→ Dataset extract
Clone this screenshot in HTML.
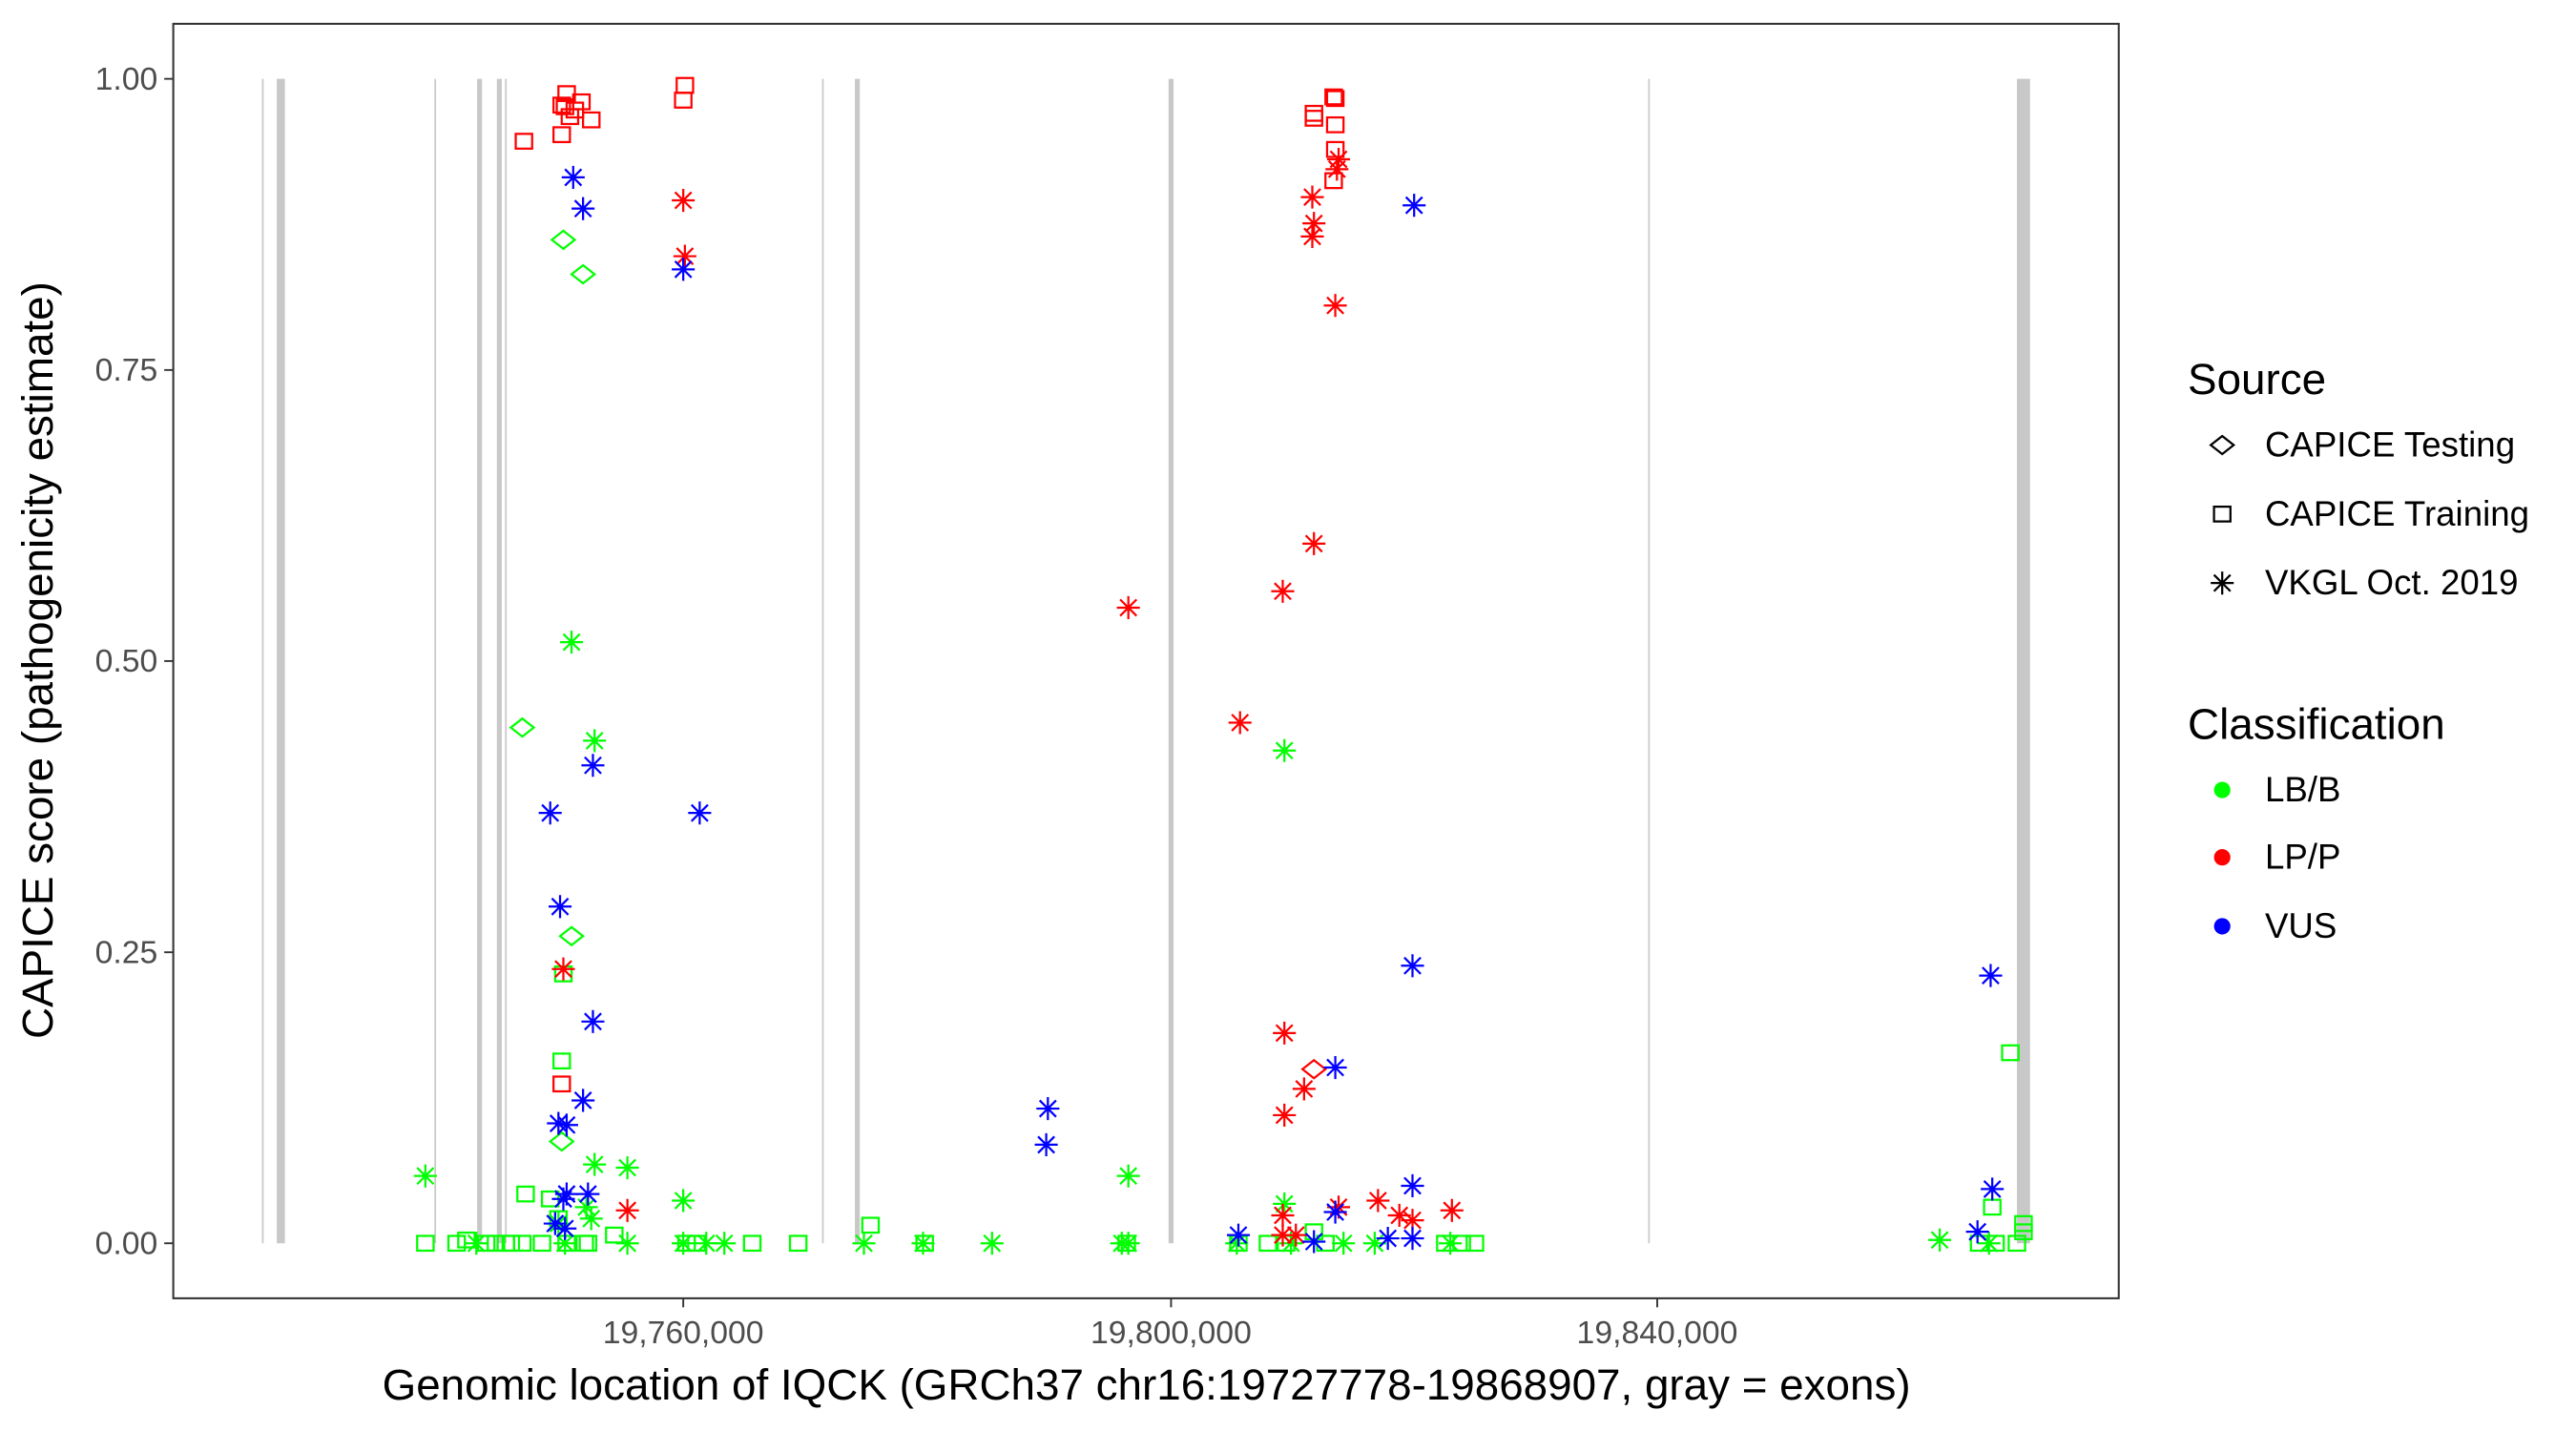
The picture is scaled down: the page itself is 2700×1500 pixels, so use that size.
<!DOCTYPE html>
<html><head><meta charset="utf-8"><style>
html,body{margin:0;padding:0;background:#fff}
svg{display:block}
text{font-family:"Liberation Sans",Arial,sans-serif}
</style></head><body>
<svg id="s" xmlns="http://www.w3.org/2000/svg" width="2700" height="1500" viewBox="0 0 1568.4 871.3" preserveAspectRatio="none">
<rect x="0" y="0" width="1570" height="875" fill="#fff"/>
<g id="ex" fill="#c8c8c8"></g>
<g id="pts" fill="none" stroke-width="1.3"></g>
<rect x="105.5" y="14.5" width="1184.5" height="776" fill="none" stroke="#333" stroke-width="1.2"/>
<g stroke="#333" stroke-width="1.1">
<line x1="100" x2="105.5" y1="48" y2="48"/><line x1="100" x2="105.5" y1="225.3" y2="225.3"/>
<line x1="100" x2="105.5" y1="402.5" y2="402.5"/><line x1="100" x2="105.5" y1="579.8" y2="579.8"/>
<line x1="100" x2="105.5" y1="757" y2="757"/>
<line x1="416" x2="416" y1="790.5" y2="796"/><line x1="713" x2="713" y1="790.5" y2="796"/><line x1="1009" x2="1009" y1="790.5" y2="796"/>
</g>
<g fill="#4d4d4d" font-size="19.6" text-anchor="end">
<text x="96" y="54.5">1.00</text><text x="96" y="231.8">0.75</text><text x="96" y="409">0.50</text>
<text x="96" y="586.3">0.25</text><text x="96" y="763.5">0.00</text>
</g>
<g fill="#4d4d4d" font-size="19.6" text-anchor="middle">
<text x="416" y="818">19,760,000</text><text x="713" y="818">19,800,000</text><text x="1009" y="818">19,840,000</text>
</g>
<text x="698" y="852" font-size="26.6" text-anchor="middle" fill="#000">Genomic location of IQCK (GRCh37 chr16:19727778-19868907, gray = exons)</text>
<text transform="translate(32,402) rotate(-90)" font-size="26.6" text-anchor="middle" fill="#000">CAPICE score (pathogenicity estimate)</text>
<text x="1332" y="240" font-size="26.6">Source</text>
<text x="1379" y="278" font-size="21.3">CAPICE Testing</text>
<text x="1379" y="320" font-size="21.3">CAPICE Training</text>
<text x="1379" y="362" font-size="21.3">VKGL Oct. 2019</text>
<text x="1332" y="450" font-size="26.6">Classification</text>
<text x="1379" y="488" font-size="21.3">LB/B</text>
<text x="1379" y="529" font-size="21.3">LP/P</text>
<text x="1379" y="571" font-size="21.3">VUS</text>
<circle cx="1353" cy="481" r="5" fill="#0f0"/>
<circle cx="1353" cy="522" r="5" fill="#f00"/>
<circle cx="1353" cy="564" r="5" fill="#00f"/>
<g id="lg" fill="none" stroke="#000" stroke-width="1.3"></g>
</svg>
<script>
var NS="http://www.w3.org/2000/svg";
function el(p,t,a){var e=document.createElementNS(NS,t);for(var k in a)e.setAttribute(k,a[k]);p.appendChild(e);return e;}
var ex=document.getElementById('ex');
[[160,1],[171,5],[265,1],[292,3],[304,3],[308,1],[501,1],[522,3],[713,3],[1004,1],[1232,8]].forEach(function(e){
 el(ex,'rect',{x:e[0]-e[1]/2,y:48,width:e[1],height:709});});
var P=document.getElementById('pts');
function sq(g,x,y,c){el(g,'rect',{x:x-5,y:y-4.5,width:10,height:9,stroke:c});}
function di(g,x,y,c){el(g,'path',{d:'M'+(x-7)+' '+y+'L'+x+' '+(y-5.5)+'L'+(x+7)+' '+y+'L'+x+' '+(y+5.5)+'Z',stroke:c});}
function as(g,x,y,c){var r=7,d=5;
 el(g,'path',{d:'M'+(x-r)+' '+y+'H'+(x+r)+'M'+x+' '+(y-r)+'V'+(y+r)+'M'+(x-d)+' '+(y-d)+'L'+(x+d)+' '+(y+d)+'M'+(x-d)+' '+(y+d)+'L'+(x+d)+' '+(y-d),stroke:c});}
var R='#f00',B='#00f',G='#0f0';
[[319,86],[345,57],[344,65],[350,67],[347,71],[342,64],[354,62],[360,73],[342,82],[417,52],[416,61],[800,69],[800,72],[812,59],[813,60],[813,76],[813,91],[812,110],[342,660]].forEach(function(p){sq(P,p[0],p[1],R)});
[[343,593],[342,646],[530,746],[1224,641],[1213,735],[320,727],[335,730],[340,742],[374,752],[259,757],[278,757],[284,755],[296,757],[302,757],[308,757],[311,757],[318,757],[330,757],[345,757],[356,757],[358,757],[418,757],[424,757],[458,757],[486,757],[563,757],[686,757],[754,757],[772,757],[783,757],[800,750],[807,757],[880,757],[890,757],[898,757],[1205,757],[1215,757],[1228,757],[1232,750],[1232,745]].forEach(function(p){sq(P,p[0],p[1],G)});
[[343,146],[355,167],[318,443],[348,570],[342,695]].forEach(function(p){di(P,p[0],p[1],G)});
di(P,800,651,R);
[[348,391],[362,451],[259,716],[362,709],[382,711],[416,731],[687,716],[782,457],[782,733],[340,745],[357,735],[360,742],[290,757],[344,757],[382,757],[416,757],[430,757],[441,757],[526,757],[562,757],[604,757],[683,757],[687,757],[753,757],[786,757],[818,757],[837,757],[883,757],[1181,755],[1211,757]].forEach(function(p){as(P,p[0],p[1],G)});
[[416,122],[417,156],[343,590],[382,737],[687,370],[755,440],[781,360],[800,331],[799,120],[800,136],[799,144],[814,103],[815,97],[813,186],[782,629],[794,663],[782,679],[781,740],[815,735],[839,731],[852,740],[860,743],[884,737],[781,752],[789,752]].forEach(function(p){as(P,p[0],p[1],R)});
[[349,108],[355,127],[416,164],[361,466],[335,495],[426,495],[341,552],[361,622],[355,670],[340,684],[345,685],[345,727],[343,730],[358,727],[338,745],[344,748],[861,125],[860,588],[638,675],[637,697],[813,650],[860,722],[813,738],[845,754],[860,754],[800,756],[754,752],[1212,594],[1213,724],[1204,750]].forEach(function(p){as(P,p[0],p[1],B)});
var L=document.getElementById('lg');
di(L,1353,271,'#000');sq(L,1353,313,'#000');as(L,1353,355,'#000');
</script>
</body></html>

→ Direction
Your task is an exact transcription of all the data, minus the pictures.

→ Solution
Clone this screenshot in HTML.
The picture is scaled down: the page itself is 2700×1500 pixels, so use that size.
<!DOCTYPE html>
<html><head><meta charset="utf-8"><style>
html,body{margin:0;padding:0;background:#fff}
svg{display:block}
text{font-family:"Liberation Sans",Arial,sans-serif}
</style></head><body>
<svg id="s" xmlns="http://www.w3.org/2000/svg" width="2700" height="1500" viewBox="0 0 1568.4 871.3" preserveAspectRatio="none">
<rect x="0" y="0" width="1570" height="875" fill="#fff"/>
<g id="ex" fill="#c8c8c8"></g>
<g id="pts" fill="none" stroke-width="1.3"></g>
<rect x="105.5" y="14.5" width="1184.5" height="776" fill="none" stroke="#333" stroke-width="1.2"/>
<g stroke="#333" stroke-width="1.1">
<line x1="100" x2="105.5" y1="48" y2="48"/><line x1="100" x2="105.5" y1="225.3" y2="225.3"/>
<line x1="100" x2="105.5" y1="402.5" y2="402.5"/><line x1="100" x2="105.5" y1="579.8" y2="579.8"/>
<line x1="100" x2="105.5" y1="757" y2="757"/>
<line x1="416" x2="416" y1="790.5" y2="796"/><line x1="713" x2="713" y1="790.5" y2="796"/><line x1="1009" x2="1009" y1="790.5" y2="796"/>
</g>
<g fill="#4d4d4d" font-size="19.6" text-anchor="end">
<text x="96" y="54.5">1.00</text><text x="96" y="231.8">0.75</text><text x="96" y="409">0.50</text>
<text x="96" y="586.3">0.25</text><text x="96" y="763.5">0.00</text>
</g>
<g fill="#4d4d4d" font-size="19.6" text-anchor="middle">
<text x="416" y="818">19,760,000</text><text x="713" y="818">19,800,000</text><text x="1009" y="818">19,840,000</text>
</g>
<text x="698" y="852" font-size="26.6" text-anchor="middle" fill="#000">Genomic location of IQCK (GRCh37 chr16:19727778-19868907, gray = exons)</text>
<text transform="translate(32,402) rotate(-90)" font-size="26.6" text-anchor="middle" fill="#000">CAPICE score (pathogenicity estimate)</text>
<text x="1332" y="240" font-size="26.6">Source</text>
<text x="1379" y="278" font-size="21.3">CAPICE Testing</text>
<text x="1379" y="320" font-size="21.3">CAPICE Training</text>
<text x="1379" y="362" font-size="21.3">VKGL Oct. 2019</text>
<text x="1332" y="450" font-size="26.6">Classification</text>
<text x="1379" y="488" font-size="21.3">LB/B</text>
<text x="1379" y="529" font-size="21.3">LP/P</text>
<text x="1379" y="571" font-size="21.3">VUS</text>
<circle cx="1353" cy="481" r="5" fill="#0f0"/>
<circle cx="1353" cy="522" r="5" fill="#f00"/>
<circle cx="1353" cy="564" r="5" fill="#00f"/>
<g id="lg" fill="none" stroke="#000" stroke-width="1.3"></g>
</svg>
<script>
var NS="http://www.w3.org/2000/svg";
function el(p,t,a){var e=document.createElementNS(NS,t);for(var k in a)e.setAttribute(k,a[k]);p.appendChild(e);return e;}
var ex=document.getElementById('ex');
[[160,1],[171,5],[265,1],[292,3],[304,3],[308,1],[501,1],[522,3],[713,3],[1004,1],[1232,8]].forEach(function(e){
 el(ex,'rect',{x:e[0]-e[1]/2,y:48,width:e[1],height:709});});
var P=document.getElementById('pts');
function sq(g,x,y,c){el(g,'rect',{x:x-5,y:y-4.5,width:10,height:9,stroke:c});}
function di(g,x,y,c){el(g,'path',{d:'M'+(x-7)+' '+y+'L'+x+' '+(y-5.5)+'L'+(x+7)+' '+y+'L'+x+' '+(y+5.5)+'Z',stroke:c});}
function as(g,x,y,c){var r=7,d=5;
 el(g,'path',{d:'M'+(x-r)+' '+y+'H'+(x+r)+'M'+x+' '+(y-r)+'V'+(y+r)+'M'+(x-d)+' '+(y-d)+'L'+(x+d)+' '+(y+d)+'M'+(x-d)+' '+(y+d)+'L'+(x+d)+' '+(y-d),stroke:c});}
var R='#f00',B='#00f',G='#0f0';
[[319,86],[345,57],[344,65],[350,67],[347,71],[342,64],[354,62],[360,73],[342,82],[417,52],[416,61],[800,69],[800,72],[812,59],[813,60],[813,76],[813,91],[812,110],[342,660]].forEach(function(p){sq(P,p[0],p[1],R)});
[[343,593],[342,646],[530,746],[1224,641],[1213,735],[320,727],[335,730],[340,742],[374,752],[259,757],[278,757],[284,755],[296,757],[302,757],[308,757],[311,757],[318,757],[330,757],[345,757],[356,757],[358,757],[418,757],[424,757],[458,757],[486,757],[563,757],[686,757],[754,757],[772,757],[783,757],[800,750],[807,757],[880,757],[890,757],[898,757],[1205,757],[1215,757],[1228,757],[1232,750],[1232,745]].forEach(function(p){sq(P,p[0],p[1],G)});
[[343,146],[355,167],[318,443],[348,570],[342,695]].forEach(function(p){di(P,p[0],p[1],G)});
di(P,800,651,R);
[[348,391],[362,451],[259,716],[362,709],[382,711],[416,731],[687,716],[782,457],[782,733],[340,745],[357,735],[360,742],[290,757],[344,757],[382,757],[416,757],[430,757],[441,757],[526,757],[562,757],[604,757],[683,757],[687,757],[753,757],[786,757],[818,757],[837,757],[883,757],[1181,755],[1211,757]].forEach(function(p){as(P,p[0],p[1],G)});
[[416,122],[417,156],[343,590],[382,737],[687,370],[755,440],[781,360],[800,331],[799,120],[800,136],[799,144],[814,103],[815,97],[813,186],[782,629],[794,663],[782,679],[781,740],[815,735],[839,731],[852,740],[860,743],[884,737],[781,752],[789,752]].forEach(function(p){as(P,p[0],p[1],R)});
[[349,108],[355,127],[416,164],[361,466],[335,495],[426,495],[341,552],[361,622],[355,670],[340,684],[345,685],[345,727],[343,730],[358,727],[338,745],[344,748],[861,125],[860,588],[638,675],[637,697],[813,650],[860,722],[813,738],[845,754],[860,754],[800,756],[754,752],[1212,594],[1213,724],[1204,750]].forEach(function(p){as(P,p[0],p[1],B)});
var L=document.getElementById('lg');
di(L,1353,271,'#000');sq(L,1353,313,'#000');as(L,1353,355,'#000');
</script>
</body></html>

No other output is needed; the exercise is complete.